Task objective ->
Copy the data exactly; pictures stay out of the copy.

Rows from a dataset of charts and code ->
#####
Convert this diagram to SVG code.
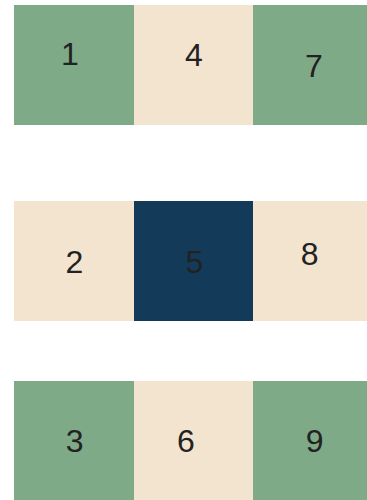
<svg xmlns="http://www.w3.org/2000/svg" width="367" height="500" viewBox="0 0 367 500">
<style>
.g{fill:#7faa87}
.b{fill:#f3e4cf}
.n{fill:#133a58}
text{font-family:"Liberation Sans",Arial,sans-serif;font-size:32px;fill:#222222;text-anchor:middle}
</style>
<rect width="367" height="500" fill="#ffffff"/>
<g id="node1"><rect class="g" x="14" y="5" width="120" height="120"/><text x="70" y="65">1</text></g>
<g id="node4"><rect class="b" x="134" y="5" width="119" height="120"/><text x="194" y="65.5">4</text></g>
<g id="node7"><rect class="g" x="253" y="5" width="114" height="120"/><text x="314" y="76.5">7</text></g>
<g id="node2"><rect class="b" x="14" y="201" width="120" height="120"/><text x="74.5" y="273">2</text></g>
<g id="node5"><rect class="n" x="134" y="201" width="119" height="120"/><text x="194.5" y="273.3">5</text></g>
<g id="node8"><rect class="b" x="253" y="201" width="114" height="120"/><text x="309.7" y="265">8</text></g>
<g id="node3"><rect class="g" x="14" y="381" width="120" height="119"/><text x="74.7" y="452">3</text></g>
<g id="node6"><rect class="b" x="134" y="381" width="119" height="119"/><text x="186" y="452">6</text></g>
<g id="node9"><rect class="g" x="253" y="381" width="114" height="119"/><text x="314.7" y="452">9</text></g>
<g id="connectors"></g>
</svg>
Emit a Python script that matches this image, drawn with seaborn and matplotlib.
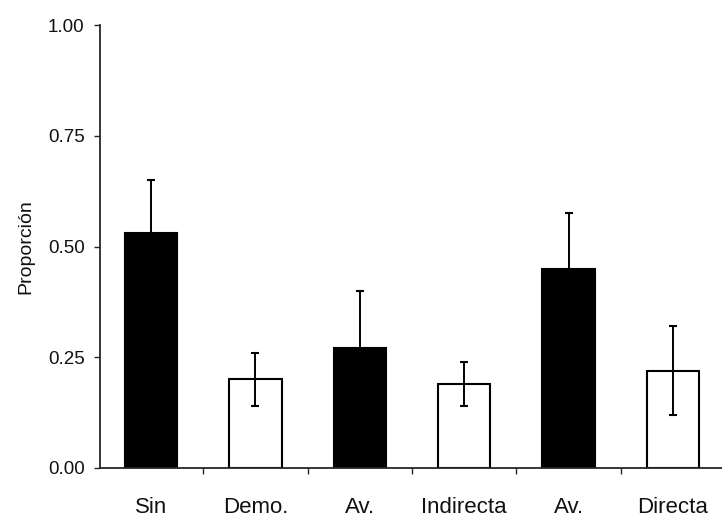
#####
Exercise response ->
Convert this diagram to SVG code.
<svg xmlns="http://www.w3.org/2000/svg" width="367" height="500" viewBox="0 0 367 500">
<style>
.g{fill:#7faa87}
.b{fill:#f3e4cf}
.n{fill:#133a58}
text{font-family:"Liberation Sans",Arial,sans-serif;font-size:32px;fill:#222222;text-anchor:middle}
</style>
<rect width="367" height="500" fill="#ffffff"/>
<g id="node1"><rect class="g" x="14" y="5" width="120" height="120"/><text x="70" y="65">1</text></g>
<g id="node4"><rect class="b" x="134" y="5" width="119" height="120"/><text x="194" y="65.5">4</text></g>
<g id="node7"><rect class="g" x="253" y="5" width="114" height="120"/><text x="314" y="76.5">7</text></g>
<g id="node2"><rect class="b" x="14" y="201" width="120" height="120"/><text x="74.5" y="273">2</text></g>
<g id="node5"><rect class="n" x="134" y="201" width="119" height="120"/><text x="194.5" y="273.3">5</text></g>
<g id="node8"><rect class="b" x="253" y="201" width="114" height="120"/><text x="309.7" y="265">8</text></g>
<g id="node3"><rect class="g" x="14" y="381" width="120" height="119"/><text x="74.7" y="452">3</text></g>
<g id="node6"><rect class="b" x="134" y="381" width="119" height="119"/><text x="186" y="452">6</text></g>
<g id="node9"><rect class="g" x="253" y="381" width="114" height="119"/><text x="314.7" y="452">9</text></g>
<g id="connectors"></g>
</svg>
Emit a Python script that matches this image, drawn with seaborn and matplotlib.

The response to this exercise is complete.